Final answer:
Using the Pumping Lemma for CFLs, by assuming a language L where the number of a's, b's, and c's are equal is context-free and showing that for any string of sufficient length, we cannot satisfy the lemma's conditions, we conclude that L is not a context-free language.
Step-by-step explanation:
To show that a given language is not context-free using the Pumping Lemma for CFLs, we need to assume that the language is context-free, and therefore there exists some pumping length p such that any string w in the language of length at least p can be divided into five parts, uvxyz, satisfying the conditions of the pumping lemma for CFLs.
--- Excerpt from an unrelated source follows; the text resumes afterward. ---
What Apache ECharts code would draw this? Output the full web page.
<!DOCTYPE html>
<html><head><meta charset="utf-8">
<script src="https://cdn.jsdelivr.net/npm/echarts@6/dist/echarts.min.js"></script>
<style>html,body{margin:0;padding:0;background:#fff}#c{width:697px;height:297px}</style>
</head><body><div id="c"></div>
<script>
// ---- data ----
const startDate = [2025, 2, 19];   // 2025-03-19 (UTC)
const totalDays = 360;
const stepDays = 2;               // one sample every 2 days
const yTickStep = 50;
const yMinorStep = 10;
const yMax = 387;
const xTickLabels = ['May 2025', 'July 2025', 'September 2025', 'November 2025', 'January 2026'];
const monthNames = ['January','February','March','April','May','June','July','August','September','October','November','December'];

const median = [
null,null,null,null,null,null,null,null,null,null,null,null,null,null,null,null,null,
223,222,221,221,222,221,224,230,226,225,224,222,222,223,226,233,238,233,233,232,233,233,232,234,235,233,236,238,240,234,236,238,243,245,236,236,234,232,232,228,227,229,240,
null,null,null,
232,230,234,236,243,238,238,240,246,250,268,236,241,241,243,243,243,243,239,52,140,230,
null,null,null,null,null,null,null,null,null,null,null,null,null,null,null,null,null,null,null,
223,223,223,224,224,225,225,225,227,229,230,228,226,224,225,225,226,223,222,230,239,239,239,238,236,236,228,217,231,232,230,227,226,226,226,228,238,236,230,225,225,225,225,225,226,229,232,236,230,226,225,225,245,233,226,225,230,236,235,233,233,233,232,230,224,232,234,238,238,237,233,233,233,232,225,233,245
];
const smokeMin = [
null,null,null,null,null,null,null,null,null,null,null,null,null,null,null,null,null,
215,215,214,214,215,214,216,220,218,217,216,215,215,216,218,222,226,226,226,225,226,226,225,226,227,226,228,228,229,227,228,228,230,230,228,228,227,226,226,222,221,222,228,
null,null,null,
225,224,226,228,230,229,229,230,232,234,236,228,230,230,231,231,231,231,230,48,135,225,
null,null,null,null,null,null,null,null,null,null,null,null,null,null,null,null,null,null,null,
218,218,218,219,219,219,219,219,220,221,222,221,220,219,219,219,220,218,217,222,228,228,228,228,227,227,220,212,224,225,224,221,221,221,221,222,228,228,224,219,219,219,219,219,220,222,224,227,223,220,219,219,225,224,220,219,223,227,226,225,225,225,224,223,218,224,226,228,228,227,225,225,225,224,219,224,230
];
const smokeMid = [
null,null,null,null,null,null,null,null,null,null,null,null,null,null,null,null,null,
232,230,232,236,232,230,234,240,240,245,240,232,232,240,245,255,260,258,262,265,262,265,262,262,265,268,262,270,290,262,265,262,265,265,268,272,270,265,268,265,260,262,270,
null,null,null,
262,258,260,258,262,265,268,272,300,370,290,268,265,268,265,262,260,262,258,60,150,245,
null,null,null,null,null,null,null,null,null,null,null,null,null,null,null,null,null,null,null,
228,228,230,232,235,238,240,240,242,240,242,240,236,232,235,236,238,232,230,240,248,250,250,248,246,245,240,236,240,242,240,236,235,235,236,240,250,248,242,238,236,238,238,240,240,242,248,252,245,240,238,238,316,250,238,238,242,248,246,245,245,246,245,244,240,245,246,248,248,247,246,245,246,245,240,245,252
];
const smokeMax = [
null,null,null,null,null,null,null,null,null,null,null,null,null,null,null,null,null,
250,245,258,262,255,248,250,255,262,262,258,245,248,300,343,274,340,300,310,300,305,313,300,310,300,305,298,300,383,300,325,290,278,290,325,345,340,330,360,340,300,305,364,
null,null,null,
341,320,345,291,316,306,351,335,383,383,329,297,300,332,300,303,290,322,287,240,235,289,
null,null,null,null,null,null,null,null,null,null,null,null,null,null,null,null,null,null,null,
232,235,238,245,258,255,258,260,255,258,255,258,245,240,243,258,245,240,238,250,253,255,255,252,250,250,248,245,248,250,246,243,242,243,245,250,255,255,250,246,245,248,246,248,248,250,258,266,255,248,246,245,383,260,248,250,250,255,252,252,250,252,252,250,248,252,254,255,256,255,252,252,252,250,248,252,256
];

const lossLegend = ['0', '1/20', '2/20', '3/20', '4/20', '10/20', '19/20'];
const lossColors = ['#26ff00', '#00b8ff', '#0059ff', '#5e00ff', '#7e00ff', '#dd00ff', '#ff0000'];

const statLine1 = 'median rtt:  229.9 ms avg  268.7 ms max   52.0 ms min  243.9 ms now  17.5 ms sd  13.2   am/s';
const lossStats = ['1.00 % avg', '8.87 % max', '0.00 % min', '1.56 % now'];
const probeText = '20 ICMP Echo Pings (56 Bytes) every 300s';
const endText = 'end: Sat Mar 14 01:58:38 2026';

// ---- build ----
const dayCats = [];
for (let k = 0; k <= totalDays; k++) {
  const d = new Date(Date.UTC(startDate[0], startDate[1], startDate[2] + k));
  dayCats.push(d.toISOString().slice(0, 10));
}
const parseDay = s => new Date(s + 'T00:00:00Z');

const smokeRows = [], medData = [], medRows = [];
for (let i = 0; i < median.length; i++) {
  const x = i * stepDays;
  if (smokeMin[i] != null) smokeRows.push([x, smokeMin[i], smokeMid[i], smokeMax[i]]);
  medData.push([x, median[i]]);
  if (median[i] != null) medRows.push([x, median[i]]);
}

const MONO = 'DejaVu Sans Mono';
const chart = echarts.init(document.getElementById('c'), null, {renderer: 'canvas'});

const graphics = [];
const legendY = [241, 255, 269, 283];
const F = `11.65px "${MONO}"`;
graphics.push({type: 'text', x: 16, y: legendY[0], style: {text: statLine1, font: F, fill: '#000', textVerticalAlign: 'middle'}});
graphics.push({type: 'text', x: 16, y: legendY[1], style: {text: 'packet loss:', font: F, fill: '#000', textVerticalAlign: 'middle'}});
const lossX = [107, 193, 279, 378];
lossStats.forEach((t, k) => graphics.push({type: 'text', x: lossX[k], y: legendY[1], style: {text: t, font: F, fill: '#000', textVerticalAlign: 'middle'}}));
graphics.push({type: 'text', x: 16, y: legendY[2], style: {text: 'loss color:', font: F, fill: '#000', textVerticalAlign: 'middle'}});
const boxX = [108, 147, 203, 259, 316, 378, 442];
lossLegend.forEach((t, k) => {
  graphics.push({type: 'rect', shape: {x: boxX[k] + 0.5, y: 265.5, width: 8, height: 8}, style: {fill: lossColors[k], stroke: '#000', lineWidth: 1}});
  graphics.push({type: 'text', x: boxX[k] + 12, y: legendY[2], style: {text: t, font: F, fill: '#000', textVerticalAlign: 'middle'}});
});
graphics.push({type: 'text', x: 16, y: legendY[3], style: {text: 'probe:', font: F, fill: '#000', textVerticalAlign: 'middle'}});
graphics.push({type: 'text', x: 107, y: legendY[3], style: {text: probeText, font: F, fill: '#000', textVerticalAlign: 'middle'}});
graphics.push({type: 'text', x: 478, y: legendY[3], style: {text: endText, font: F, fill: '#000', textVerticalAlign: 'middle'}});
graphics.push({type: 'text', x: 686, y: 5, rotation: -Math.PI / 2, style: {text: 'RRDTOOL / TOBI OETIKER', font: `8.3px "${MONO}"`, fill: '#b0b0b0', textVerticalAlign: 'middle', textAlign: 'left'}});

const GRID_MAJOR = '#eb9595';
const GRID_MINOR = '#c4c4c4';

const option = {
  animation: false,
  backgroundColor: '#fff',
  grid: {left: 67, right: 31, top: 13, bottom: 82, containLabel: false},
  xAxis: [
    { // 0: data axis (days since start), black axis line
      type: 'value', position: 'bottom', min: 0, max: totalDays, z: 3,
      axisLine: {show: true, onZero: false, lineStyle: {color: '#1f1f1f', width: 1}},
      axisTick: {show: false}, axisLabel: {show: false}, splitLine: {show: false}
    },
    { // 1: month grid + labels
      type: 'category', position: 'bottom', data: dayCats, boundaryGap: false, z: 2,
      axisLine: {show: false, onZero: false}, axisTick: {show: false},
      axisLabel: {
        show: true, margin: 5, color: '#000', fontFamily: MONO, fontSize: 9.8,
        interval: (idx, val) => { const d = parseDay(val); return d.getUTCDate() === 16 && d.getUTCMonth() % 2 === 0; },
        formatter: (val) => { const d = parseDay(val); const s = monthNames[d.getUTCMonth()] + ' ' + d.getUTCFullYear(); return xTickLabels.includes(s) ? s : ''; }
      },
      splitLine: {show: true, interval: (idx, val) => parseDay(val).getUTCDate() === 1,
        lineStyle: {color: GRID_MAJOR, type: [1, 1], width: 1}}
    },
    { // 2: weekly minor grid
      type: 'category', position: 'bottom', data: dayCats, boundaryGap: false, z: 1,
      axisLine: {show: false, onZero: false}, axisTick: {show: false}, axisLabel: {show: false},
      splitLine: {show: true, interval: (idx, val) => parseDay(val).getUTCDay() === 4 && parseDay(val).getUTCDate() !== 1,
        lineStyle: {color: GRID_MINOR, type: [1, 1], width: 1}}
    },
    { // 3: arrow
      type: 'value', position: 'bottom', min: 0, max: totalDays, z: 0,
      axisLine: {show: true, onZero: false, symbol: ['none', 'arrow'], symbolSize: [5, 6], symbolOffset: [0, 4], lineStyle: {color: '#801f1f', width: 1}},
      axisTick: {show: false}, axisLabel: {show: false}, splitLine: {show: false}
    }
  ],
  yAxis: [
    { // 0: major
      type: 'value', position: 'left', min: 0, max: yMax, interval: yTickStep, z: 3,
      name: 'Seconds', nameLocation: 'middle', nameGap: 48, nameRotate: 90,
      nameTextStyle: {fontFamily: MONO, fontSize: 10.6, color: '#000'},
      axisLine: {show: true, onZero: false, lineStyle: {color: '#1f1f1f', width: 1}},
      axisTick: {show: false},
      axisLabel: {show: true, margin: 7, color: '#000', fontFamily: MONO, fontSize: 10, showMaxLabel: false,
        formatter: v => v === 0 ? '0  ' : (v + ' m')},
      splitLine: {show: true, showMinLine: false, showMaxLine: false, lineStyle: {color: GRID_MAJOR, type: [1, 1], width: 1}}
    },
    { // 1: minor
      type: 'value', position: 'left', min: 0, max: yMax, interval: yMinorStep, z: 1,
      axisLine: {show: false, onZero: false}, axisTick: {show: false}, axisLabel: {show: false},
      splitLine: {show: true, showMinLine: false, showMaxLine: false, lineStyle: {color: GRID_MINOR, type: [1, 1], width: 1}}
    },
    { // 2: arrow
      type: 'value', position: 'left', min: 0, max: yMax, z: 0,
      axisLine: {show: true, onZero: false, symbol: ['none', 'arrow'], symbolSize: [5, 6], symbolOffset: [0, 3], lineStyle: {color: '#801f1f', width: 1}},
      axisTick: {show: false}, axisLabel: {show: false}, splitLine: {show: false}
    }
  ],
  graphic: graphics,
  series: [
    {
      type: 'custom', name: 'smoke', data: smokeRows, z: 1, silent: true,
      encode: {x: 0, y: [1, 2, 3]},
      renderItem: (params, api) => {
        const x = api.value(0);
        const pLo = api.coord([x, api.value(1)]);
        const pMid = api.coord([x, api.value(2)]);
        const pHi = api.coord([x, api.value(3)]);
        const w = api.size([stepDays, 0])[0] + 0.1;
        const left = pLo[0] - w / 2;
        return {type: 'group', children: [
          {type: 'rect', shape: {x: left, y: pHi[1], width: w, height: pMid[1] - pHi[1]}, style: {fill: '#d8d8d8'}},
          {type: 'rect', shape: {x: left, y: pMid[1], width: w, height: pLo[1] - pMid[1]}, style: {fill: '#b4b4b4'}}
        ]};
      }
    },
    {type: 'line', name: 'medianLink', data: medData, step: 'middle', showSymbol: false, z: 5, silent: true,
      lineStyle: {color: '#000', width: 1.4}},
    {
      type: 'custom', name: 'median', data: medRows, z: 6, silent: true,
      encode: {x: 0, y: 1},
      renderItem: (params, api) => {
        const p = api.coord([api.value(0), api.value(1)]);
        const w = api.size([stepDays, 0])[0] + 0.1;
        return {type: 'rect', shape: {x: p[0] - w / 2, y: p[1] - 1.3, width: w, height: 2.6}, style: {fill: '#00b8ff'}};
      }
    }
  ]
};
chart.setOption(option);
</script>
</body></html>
Let's consider the language L = {w ∈ {a,b,c}∗: n_a(w) = n_b(w) = n_c(w)}. Assume that L is context-free and let p be the pumping length. Consider the string s = a^p b^p c^p, which is in L and has a length greater than p. According to the pumping lemma, s can be split into five parts, uvxyz, such that these conditions hold:For each i ≥ 0, the string uv^ixy^iz is in L. |vy| > 0, |vxy| ≤ p
Since |vxy| is less than or equal to p, the pumped strings will have an imbalance in the number of a's, b's, and c's when we pick values of i other than 1. Thus, these strings cannot be in L, contradicting the assumption that L is context-free. Therefore, L is not a context-free language.